◆ Short exercise:
Transcribe the whole listing below without changing a word, but leave out every image.

◆ Dataset section:

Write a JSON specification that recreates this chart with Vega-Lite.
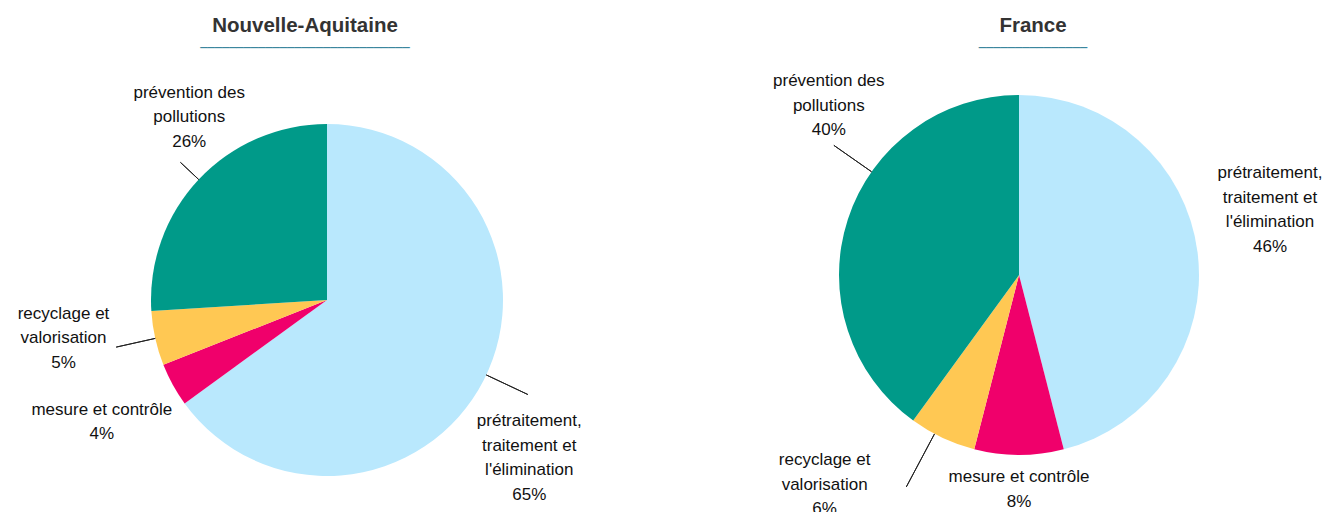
{
  "$schema": "https://vega.github.io/schema/vega-lite/v6.json",
  "background": "white",
  "padding": {"top": 15, "left": 0, "right": 0, "bottom": 0},
  "spacing": 49,
  "config": {
    "view": {"stroke": null},
    "title": {"font": "Liberation Sans", "fontSize": 20.5, "fontWeight": "bold", "color": "#333333", "anchor": "middle", "subtitleFont": "DejaVu Sans Mono", "subtitleFontSize": 12, "subtitleColor": "#1F7A94", "subtitlePadding": 7},
    "text": {"font": "Liberation Sans", "fontSize": 17, "color": "#111111", "lineBreak": "\n", "lineHeight": 24.5, "align": "center", "baseline": "middle"},
    "arc": {"stroke": null}
  },
  "datasets": {
    "NA": [
      {"categorie": "prétraitement, traitement et l'élimination", "ordre": 1, "part": 65, "etiquette": "prétraitement,\ntraitement et\nl'élimination\n65%"},
      {"categorie": "mesure et contrôle", "ordre": 2, "part": 4, "etiquette": "mesure et contrôle\n4%"},
      {"categorie": "recyclage et valorisation", "ordre": 3, "part": 5, "etiquette": "recyclage et\nvalorisation\n5%"},
      {"categorie": "prévention des pollutions", "ordre": 4, "part": 26, "etiquette": "prévention des\npollutions\n26%"}
    ],
    "FR": [
      {"categorie": "prétraitement, traitement et l'élimination", "ordre": 1, "part": 46, "etiquette": "prétraitement,\ntraitement et\nl'élimination\n46%"},
      {"categorie": "mesure et contrôle", "ordre": 2, "part": 8, "etiquette": "mesure et contrôle\n8%"},
      {"categorie": "recyclage et valorisation", "ordre": 3, "part": 6, "etiquette": "recyclage et\nvalorisation\n6%"},
      {"categorie": "prévention des pollutions", "ordre": 4, "part": 40, "etiquette": "prévention des\npollutions\n40%"}
    ]
  },
  "hconcat": [
    {
      "width": 654,
      "height": 400,
      "data": {"name": "NA"},
      "title": {"text": "Nouvelle-Aquitaine", "subtitle": "─────────────────────────────", "dx": -22, "offset": 7},
      "layer": [
        {
          "mark": {"type": "arc", "outerRadius": 176},
          "encoding": {
            "theta": {"field": "part", "type": "quantitative", "stack": true},
            "order": {"field": "ordre", "type": "quantitative"},
            "color": {"field": "categorie", "type": "nominal", "legend": null,
              "scale": {"domain": ["prétraitement, traitement et l'élimination", "mesure et contrôle", "recyclage et valorisation", "prévention des pollutions"], "range": ["#B9E8FD", "#F0006B", "#FFC853", "#009A89"]}}
          }
        },
        {
          "mark": {"type": "arc", "innerRadius": 176, "outerRadius": 201, "padAngle": 3, "filled": false, "stroke": "#222222", "strokeWidth": 1},
          "encoding": {
            "theta": {"field": "part", "type": "quantitative", "stack": true},
            "order": {"field": "ordre", "type": "quantitative"},
            "strokeOpacity": {"condition": {"test": "datum.categorie === 'prévention des pollutions'", "value": 1}, "value": 0}
          }
        },
        {
          "mark": {"type": "arc", "innerRadius": 176, "outerRadius": 216, "padAngle": 3, "filled": false, "stroke": "#222222", "strokeWidth": 1},
          "encoding": {
            "theta": {"field": "part", "type": "quantitative", "stack": true},
            "order": {"field": "ordre", "type": "quantitative"},
            "strokeOpacity": {"condition": {"test": "datum.categorie === 'recyclage et valorisation'", "value": 1}, "value": 0}
          }
        },
        {
          "transform": [{"filter": "datum.ordre === 1"}],
          "mark": {"type": "arc", "theta": 2.0106, "theta2": 2.0106, "innerRadius": 176, "outerRadius": 222, "filled": false, "stroke": "#222222", "strokeWidth": 1},
          "encoding": {}
        },
        {
          "mark": {"type": "text", "radius": 227, "baseline": "top", "dy": 10},
          "encoding": {
            "theta": {"field": "part", "type": "quantitative", "stack": true},
            "order": {"field": "ordre", "type": "quantitative"},
            "text": {"condition": {"test": "datum.ordre === 1", "field": "etiquette", "type": "nominal"}, "value": ""}
          }
        },
        {
          "mark": {"type": "text", "radius": 257, "dy": -14},
          "encoding": {
            "theta": {"field": "part", "type": "quantitative", "stack": true},
            "order": {"field": "ordre", "type": "quantitative"},
            "text": {"condition": {"test": "datum.ordre === 2", "field": "etiquette", "type": "nominal"}, "value": ""}
          }
        },
        {
          "mark": {"type": "text", "radius": 270, "dy": -45},
          "encoding": {
            "theta": {"field": "part", "type": "quantitative", "stack": true},
            "order": {"field": "ordre", "type": "quantitative"},
            "text": {"condition": {"test": "datum.ordre === 3", "field": "etiquette", "type": "nominal"}, "value": ""}
          }
        },
        {
          "mark": {"type": "text", "radius": 189, "dy": -78},
          "encoding": {
            "theta": {"field": "part", "type": "quantitative", "stack": true},
            "order": {"field": "ordre", "type": "quantitative"},
            "text": {"condition": {"test": "datum.ordre === 4", "field": "etiquette", "type": "nominal"}, "value": ""}
          }
        }
      ]
    },
    {
      "width": 620,
      "height": 350,
      "data": {"name": "FR"},
      "title": {"text": "France", "subtitle": "───────────────", "dx": 14, "offset": 18},
      "layer": [
        {
          "mark": {"type": "arc", "outerRadius": 180},
          "encoding": {
            "theta": {"field": "part", "type": "quantitative", "stack": true},
            "order": {"field": "ordre", "type": "quantitative"},
            "color": {"field": "categorie", "type": "nominal", "legend": null,
              "scale": {"domain": ["prétraitement, traitement et l'élimination", "mesure et contrôle", "recyclage et valorisation", "prévention des pollutions"], "range": ["#B9E8FD", "#F0006B", "#FFC853", "#009A89"]}}
          }
        },
        {
          "transform": [{"filter": "datum.ordre === 4"}],
          "mark": {"type": "arc", "theta": 5.3233, "theta2": 5.3233, "innerRadius": 180, "outerRadius": 226, "filled": false, "stroke": "#222222", "strokeWidth": 1},
          "encoding": {}
        },
        {
          "transform": [{"filter": "datum.ordre === 3"}],
          "mark": {"type": "arc", "theta": 3.6303, "theta2": 3.6303, "innerRadius": 180, "outerRadius": 240, "filled": false, "stroke": "#222222", "strokeWidth": 1},
          "encoding": {}
        },
        {
          "mark": {"type": "text", "radius": 253, "dy": -70},
          "encoding": {
            "theta": {"field": "part", "type": "quantitative", "stack": true},
            "order": {"field": "ordre", "type": "quantitative"},
            "text": {"condition": {"test": "datum.ordre === 1", "field": "etiquette", "type": "nominal"}, "value": ""}
          }
        },
        {
          "mark": {"type": "text", "radius": 214, "dy": -12},
          "encoding": {
            "theta": {"field": "part", "type": "quantitative", "stack": true},
            "order": {"field": "ordre", "type": "quantitative"},
            "text": {"condition": {"test": "datum.ordre === 2", "field": "etiquette", "type": "nominal"}, "value": ""}
          }
        },
        {
          "mark": {"type": "text", "radius": 231, "dx": -96, "dy": -24},
          "encoding": {
            "theta": {"field": "part", "type": "quantitative", "stack": true},
            "order": {"field": "ordre", "type": "quantitative"},
            "text": {"condition": {"test": "datum.ordre === 3", "field": "etiquette", "type": "nominal"}, "value": ""}
          }
        },
        {
          "mark": {"type": "text", "radius": 200, "dy": -132},
          "encoding": {
            "theta": {"field": "part", "type": "quantitative", "stack": true},
            "order": {"field": "ordre", "type": "quantitative"},
            "text": {"condition": {"test": "datum.ordre === 4", "field": "etiquette", "type": "nominal"}, "value": ""}
          }
        }
      ]
    }
  ]
}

◆ Full solution:
Write a JSON specification that recreates this chart with Vega-Lite.
{
  "$schema": "https://vega.github.io/schema/vega-lite/v6.json",
  "background": "white",
  "padding": {"top": 15, "left": 0, "right": 0, "bottom": 0},
  "spacing": 49,
  "config": {
    "view": {"stroke": null},
    "title": {"font": "Liberation Sans", "fontSize": 20.5, "fontWeight": "bold", "color": "#333333", "anchor": "middle", "subtitleFont": "DejaVu Sans Mono", "subtitleFontSize": 12, "subtitleColor": "#1F7A94", "subtitlePadding": 7},
    "text": {"font": "Liberation Sans", "fontSize": 17, "color": "#111111", "lineBreak": "\n", "lineHeight": 24.5, "align": "center", "baseline": "middle"},
    "arc": {"stroke": null}
  },
  "datasets": {
    "NA": [
      {"categorie": "prétraitement, traitement et l'élimination", "ordre": 1, "part": 65, "etiquette": "prétraitement,\ntraitement et\nl'élimination\n65%"},
      {"categorie": "mesure et contrôle", "ordre": 2, "part": 4, "etiquette": "mesure et contrôle\n4%"},
      {"categorie": "recyclage et valorisation", "ordre": 3, "part": 5, "etiquette": "recyclage et\nvalorisation\n5%"},
      {"categorie": "prévention des pollutions", "ordre": 4, "part": 26, "etiquette": "prévention des\npollutions\n26%"}
    ],
    "FR": [
      {"categorie": "prétraitement, traitement et l'élimination", "ordre": 1, "part": 46, "etiquette": "prétraitement,\ntraitement et\nl'élimination\n46%"},
      {"categorie": "mesure et contrôle", "ordre": 2, "part": 8, "etiquette": "mesure et contrôle\n8%"},
      {"categorie": "recyclage et valorisation", "ordre": 3, "part": 6, "etiquette": "recyclage et\nvalorisation\n6%"},
      {"categorie": "prévention des pollutions", "ordre": 4, "part": 40, "etiquette": "prévention des\npollutions\n40%"}
    ]
  },
  "hconcat": [
    {
      "width": 654,
      "height": 400,
      "data": {"name": "NA"},
      "title": {"text": "Nouvelle-Aquitaine", "subtitle": "─────────────────────────────", "dx": -22, "offset": 7},
      "layer": [
        {
          "mark": {"type": "arc", "outerRadius": 176},
          "encoding": {
            "theta": {"field": "part", "type": "quantitative", "stack": true},
            "order": {"field": "ordre", "type": "quantitative"},
            "color": {"field": "categorie", "type": "nominal", "legend": null,
              "scale": {"domain": ["prétraitement, traitement et l'élimination", "mesure et contrôle", "recyclage et valorisation", "prévention des pollutions"], "range": ["#B9E8FD", "#F0006B", "#FFC853", "#009A89"]}}
          }
        },
        {
          "mark": {"type": "arc", "innerRadius": 176, "outerRadius": 201, "padAngle": 3, "filled": false, "stroke": "#222222", "strokeWidth": 1},
          "encoding": {
            "theta": {"field": "part", "type": "quantitative", "stack": true},
            "order": {"field": "ordre", "type": "quantitative"},
            "strokeOpacity": {"condition": {"test": "datum.categorie === 'prévention des pollutions'", "value": 1}, "value": 0}
          }
        },
        {
          "mark": {"type": "arc", "innerRadius": 176, "outerRadius": 216, "padAngle": 3, "filled": false, "stroke": "#222222", "strokeWidth": 1},
          "encoding": {
            "theta": {"field": "part", "type": "quantitative", "stack": true},
            "order": {"field": "ordre", "type": "quantitative"},
            "strokeOpacity": {"condition": {"test": "datum.categorie === 'recyclage et valorisation'", "value": 1}, "value": 0}
          }
        },
        {
          "transform": [{"filter": "datum.ordre === 1"}],
          "mark": {"type": "arc", "theta": 2.0106, "theta2": 2.0106, "innerRadius": 176, "outerRadius": 222, "filled": false, "stroke": "#222222", "strokeWidth": 1},
          "encoding": {}
        },
        {
          "mark": {"type": "text", "radius": 227, "baseline": "top", "dy": 10},
          "encoding": {
            "theta": {"field": "part", "type": "quantitative", "stack": true},
            "order": {"field": "ordre", "type": "quantitative"},
            "text": {"condition": {"test": "datum.ordre === 1", "field": "etiquette", "type": "nominal"}, "value": ""}
          }
        },
        {
          "mark": {"type": "text", "radius": 257, "dy": -14},
          "encoding": {
            "theta": {"field": "part", "type": "quantitative", "stack": true},
            "order": {"field": "ordre", "type": "quantitative"},
            "text": {"condition": {"test": "datum.ordre === 2", "field": "etiquette", "type": "nominal"}, "value": ""}
          }
        },
        {
          "mark": {"type": "text", "radius": 270, "dy": -45},
          "encoding": {
            "theta": {"field": "part", "type": "quantitative", "stack": true},
            "order": {"field": "ordre", "type": "quantitative"},
            "text": {"condition": {"test": "datum.ordre === 3", "field": "etiquette", "type": "nominal"}, "value": ""}
          }
        },
        {
          "mark": {"type": "text", "radius": 189, "dy": -78},
          "encoding": {
            "theta": {"field": "part", "type": "quantitative", "stack": true},
            "order": {"field": "ordre", "type": "quantitative"},
            "text": {"condition": {"test": "datum.ordre === 4", "field": "etiquette", "type": "nominal"}, "value": ""}
          }
        }
      ]
    },
    {
      "width": 620,
      "height": 350,
      "data": {"name": "FR"},
      "title": {"text": "France", "subtitle": "───────────────", "dx": 14, "offset": 18},
      "layer": [
        {
          "mark": {"type": "arc", "outerRadius": 180},
          "encoding": {
            "theta": {"field": "part", "type": "quantitative", "stack": true},
            "order": {"field": "ordre", "type": "quantitative"},
            "color": {"field": "categorie", "type": "nominal", "legend": null,
              "scale": {"domain": ["prétraitement, traitement et l'élimination", "mesure et contrôle", "recyclage et valorisation", "prévention des pollutions"], "range": ["#B9E8FD", "#F0006B", "#FFC853", "#009A89"]}}
          }
        },
        {
          "transform": [{"filter": "datum.ordre === 4"}],
          "mark": {"type": "arc", "theta": 5.3233, "theta2": 5.3233, "innerRadius": 180, "outerRadius": 226, "filled": false, "stroke": "#222222", "strokeWidth": 1},
          "encoding": {}
        },
        {
          "transform": [{"filter": "datum.ordre === 3"}],
          "mark": {"type": "arc", "theta": 3.6303, "theta2": 3.6303, "innerRadius": 180, "outerRadius": 240, "filled": false, "stroke": "#222222", "strokeWidth": 1},
          "encoding": {}
        },
        {
          "mark": {"type": "text", "radius": 253, "dy": -70},
          "encoding": {
            "theta": {"field": "part", "type": "quantitative", "stack": true},
            "order": {"field": "ordre", "type": "quantitative"},
            "text": {"condition": {"test": "datum.ordre === 1", "field": "etiquette", "type": "nominal"}, "value": ""}
          }
        },
        {
          "mark": {"type": "text", "radius": 214, "dy": -12},
          "encoding": {
            "theta": {"field": "part", "type": "quantitative", "stack": true},
            "order": {"field": "ordre", "type": "quantitative"},
            "text": {"condition": {"test": "datum.ordre === 2", "field": "etiquette", "type": "nominal"}, "value": ""}
          }
        },
        {
          "mark": {"type": "text", "radius": 231, "dx": -96, "dy": -24},
          "encoding": {
            "theta": {"field": "part", "type": "quantitative", "stack": true},
            "order": {"field": "ordre", "type": "quantitative"},
            "text": {"condition": {"test": "datum.ordre === 3", "field": "etiquette", "type": "nominal"}, "value": ""}
          }
        },
        {
          "mark": {"type": "text", "radius": 200, "dy": -132},
          "encoding": {
            "theta": {"field": "part", "type": "quantitative", "stack": true},
            "order": {"field": "ordre", "type": "quantitative"},
            "text": {"condition": {"test": "datum.ordre === 4", "field": "etiquette", "type": "nominal"}, "value": ""}
          }
        }
      ]
    }
  ]
}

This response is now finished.